Material to process:
-------

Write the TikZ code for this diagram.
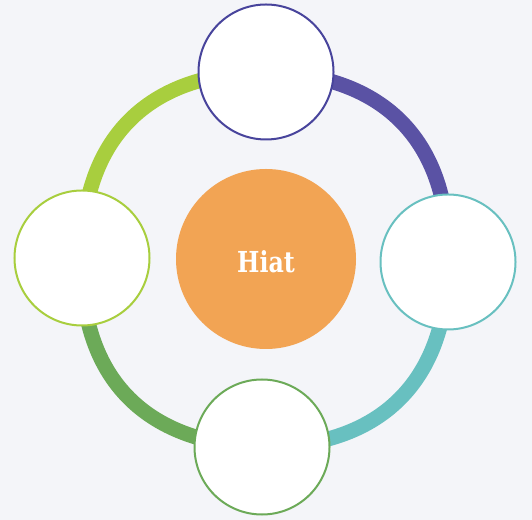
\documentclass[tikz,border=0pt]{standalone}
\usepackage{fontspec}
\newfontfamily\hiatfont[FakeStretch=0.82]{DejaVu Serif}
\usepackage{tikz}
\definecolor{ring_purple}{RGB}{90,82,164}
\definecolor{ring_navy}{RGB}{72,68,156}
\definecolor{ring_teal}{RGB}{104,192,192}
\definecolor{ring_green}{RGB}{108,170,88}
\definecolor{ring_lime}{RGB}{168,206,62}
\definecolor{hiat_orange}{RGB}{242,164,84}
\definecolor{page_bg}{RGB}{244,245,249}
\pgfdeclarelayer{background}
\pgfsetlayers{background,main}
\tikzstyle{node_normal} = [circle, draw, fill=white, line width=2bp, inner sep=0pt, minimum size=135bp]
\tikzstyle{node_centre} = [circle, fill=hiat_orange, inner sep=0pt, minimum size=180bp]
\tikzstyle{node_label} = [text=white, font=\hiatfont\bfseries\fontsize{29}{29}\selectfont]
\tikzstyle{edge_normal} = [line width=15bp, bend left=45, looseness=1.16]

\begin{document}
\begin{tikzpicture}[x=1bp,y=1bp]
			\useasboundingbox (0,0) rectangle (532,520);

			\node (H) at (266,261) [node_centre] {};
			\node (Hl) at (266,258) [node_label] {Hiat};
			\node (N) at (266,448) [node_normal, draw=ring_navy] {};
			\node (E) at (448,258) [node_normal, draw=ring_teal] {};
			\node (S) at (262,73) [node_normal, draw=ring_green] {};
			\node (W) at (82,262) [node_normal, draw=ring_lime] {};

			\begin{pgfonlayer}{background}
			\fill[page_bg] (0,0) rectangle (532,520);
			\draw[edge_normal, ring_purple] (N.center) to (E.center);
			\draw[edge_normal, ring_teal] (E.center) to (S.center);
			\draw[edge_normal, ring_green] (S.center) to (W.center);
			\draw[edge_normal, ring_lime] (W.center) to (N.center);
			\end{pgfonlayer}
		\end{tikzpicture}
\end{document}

-------

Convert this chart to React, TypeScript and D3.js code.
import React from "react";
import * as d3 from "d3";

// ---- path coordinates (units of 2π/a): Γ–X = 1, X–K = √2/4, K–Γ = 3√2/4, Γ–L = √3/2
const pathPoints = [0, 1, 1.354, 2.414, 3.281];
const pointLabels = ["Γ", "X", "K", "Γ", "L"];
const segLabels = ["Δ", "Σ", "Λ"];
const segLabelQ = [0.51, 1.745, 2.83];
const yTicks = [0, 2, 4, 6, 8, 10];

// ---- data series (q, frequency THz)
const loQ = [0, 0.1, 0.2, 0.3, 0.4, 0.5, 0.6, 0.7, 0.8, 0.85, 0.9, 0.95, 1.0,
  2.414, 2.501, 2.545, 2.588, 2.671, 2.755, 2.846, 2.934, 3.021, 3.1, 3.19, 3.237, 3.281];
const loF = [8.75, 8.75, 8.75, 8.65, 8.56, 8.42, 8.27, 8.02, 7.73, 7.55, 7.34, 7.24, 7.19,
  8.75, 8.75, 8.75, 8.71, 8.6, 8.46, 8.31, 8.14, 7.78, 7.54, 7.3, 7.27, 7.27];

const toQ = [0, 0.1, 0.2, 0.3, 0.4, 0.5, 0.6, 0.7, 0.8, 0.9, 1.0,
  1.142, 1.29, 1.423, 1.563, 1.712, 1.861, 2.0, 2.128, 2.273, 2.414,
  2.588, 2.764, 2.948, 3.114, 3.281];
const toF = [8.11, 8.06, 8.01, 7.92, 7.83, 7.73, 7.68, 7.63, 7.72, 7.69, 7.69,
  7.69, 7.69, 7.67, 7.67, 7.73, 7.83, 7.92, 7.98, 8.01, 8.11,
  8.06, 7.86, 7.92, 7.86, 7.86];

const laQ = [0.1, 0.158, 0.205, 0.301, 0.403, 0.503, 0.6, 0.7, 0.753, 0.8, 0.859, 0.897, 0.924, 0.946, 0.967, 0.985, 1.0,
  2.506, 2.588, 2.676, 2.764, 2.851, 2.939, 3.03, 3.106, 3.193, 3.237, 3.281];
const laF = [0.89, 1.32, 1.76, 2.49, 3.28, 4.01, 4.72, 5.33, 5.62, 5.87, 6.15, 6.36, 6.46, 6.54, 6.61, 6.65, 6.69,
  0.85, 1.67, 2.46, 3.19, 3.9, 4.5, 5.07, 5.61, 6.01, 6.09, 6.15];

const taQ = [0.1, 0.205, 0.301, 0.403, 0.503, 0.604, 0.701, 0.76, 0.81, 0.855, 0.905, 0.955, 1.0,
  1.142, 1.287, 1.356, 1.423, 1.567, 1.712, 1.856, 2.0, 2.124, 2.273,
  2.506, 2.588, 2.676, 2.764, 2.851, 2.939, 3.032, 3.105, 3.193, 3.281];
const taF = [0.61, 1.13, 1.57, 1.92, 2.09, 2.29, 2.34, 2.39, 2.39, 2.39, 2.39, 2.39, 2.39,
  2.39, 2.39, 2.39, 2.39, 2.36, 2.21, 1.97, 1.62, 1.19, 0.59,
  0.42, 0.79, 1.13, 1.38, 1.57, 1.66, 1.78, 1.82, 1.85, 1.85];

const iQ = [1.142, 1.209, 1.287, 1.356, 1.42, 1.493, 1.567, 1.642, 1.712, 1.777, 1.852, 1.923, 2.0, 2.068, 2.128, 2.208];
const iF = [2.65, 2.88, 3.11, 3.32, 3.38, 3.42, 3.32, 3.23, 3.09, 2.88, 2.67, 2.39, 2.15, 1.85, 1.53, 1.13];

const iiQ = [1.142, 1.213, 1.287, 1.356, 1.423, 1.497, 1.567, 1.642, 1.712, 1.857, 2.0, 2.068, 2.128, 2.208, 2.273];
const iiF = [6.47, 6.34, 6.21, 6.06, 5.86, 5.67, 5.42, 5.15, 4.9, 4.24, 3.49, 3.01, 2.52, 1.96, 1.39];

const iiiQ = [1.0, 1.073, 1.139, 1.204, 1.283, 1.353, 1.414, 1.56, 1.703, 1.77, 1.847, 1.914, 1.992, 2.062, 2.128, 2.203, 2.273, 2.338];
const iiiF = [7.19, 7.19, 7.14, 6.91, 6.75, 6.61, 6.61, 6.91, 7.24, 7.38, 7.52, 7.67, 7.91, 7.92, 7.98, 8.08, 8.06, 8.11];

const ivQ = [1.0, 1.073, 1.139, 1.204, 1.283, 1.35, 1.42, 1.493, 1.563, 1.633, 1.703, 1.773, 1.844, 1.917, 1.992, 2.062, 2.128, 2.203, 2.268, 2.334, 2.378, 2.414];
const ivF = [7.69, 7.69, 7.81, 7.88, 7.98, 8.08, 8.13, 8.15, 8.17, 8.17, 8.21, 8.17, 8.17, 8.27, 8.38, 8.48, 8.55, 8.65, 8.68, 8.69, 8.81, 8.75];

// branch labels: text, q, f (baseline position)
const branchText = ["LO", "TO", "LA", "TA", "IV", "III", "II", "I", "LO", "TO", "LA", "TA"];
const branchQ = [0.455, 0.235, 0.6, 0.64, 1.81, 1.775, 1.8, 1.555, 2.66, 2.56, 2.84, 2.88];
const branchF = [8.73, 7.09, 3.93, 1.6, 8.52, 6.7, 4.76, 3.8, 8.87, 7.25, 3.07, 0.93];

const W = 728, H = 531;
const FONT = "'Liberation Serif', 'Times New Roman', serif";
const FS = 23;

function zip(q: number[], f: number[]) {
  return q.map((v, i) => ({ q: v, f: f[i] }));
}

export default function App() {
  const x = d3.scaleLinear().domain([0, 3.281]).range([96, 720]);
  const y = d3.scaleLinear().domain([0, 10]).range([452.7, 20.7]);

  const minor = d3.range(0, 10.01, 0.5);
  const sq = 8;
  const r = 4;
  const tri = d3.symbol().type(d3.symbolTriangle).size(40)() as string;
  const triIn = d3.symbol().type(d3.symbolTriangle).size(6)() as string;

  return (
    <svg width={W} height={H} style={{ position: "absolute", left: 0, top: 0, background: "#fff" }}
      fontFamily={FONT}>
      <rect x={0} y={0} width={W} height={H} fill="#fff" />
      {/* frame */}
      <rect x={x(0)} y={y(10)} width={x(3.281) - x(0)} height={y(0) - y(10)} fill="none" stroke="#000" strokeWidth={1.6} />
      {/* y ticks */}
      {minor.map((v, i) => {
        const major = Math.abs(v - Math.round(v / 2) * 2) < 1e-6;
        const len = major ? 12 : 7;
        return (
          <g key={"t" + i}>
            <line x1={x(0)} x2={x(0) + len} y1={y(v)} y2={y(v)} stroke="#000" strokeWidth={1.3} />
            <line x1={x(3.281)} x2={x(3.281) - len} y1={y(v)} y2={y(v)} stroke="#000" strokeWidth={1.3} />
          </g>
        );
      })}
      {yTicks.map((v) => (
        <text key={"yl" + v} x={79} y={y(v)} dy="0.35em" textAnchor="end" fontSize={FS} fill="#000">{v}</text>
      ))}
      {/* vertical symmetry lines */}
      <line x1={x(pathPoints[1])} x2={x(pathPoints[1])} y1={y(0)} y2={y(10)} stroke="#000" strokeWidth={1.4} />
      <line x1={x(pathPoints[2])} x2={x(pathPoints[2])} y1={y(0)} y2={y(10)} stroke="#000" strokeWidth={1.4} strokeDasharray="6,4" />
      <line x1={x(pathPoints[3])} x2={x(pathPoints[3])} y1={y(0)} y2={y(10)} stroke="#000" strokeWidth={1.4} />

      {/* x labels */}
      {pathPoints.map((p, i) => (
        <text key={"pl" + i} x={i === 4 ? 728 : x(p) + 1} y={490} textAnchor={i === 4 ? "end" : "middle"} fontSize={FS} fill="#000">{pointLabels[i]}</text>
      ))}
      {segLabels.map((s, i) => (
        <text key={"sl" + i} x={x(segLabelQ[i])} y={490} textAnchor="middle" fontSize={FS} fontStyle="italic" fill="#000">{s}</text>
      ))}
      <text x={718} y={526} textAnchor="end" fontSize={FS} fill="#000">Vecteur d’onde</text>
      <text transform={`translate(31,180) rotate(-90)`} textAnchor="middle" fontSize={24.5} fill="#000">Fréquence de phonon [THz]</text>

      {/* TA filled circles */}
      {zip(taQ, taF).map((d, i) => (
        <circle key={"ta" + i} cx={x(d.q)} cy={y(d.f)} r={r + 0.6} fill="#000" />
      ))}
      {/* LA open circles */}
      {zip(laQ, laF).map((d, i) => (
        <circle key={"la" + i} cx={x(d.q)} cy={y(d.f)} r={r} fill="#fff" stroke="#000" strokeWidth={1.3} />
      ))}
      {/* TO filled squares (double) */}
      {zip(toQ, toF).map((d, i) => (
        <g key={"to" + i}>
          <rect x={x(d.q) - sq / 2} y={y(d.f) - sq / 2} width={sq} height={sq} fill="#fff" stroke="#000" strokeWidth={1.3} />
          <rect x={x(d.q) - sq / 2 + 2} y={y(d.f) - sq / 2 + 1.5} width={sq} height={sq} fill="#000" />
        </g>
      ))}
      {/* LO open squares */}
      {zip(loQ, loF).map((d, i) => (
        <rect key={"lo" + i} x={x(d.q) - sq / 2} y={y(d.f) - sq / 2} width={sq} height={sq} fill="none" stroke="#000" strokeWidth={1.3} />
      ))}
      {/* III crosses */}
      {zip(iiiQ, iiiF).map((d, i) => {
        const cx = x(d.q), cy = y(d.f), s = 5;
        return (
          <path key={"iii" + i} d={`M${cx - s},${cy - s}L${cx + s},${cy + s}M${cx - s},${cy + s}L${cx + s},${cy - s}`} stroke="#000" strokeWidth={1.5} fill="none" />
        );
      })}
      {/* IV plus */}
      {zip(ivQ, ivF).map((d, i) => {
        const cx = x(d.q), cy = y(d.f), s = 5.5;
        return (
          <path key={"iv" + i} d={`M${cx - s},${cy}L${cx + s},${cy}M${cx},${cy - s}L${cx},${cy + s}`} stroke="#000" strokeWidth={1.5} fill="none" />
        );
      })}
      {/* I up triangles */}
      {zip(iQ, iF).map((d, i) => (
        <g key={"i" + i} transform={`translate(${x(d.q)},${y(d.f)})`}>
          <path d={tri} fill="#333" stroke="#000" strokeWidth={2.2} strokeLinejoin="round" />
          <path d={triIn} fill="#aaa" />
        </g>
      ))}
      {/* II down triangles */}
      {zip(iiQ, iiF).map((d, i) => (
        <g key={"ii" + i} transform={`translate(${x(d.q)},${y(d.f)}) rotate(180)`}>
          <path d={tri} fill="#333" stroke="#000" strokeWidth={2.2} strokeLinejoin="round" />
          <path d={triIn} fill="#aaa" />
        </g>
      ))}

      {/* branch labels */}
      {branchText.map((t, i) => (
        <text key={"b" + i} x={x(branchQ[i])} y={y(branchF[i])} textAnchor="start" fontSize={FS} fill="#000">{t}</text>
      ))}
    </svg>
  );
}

-------

To be done:
Repeat the span of lines that opens with the line holding "Convert this chart" and closes with the line holding "const yTicks = [0, 2, 4, 6, 8, 10];", exactly as it stands.

Solution to this exercise:
Convert this chart to React, TypeScript and D3.js code.
import React from "react";
import * as d3 from "d3";

// ---- path coordinates (units of 2π/a): Γ–X = 1, X–K = √2/4, K–Γ = 3√2/4, Γ–L = √3/2
const pathPoints = [0, 1, 1.354, 2.414, 3.281];
const pointLabels = ["Γ", "X", "K", "Γ", "L"];
const segLabels = ["Δ", "Σ", "Λ"];
const segLabelQ = [0.51, 1.745, 2.83];
const yTicks = [0, 2, 4, 6, 8, 10];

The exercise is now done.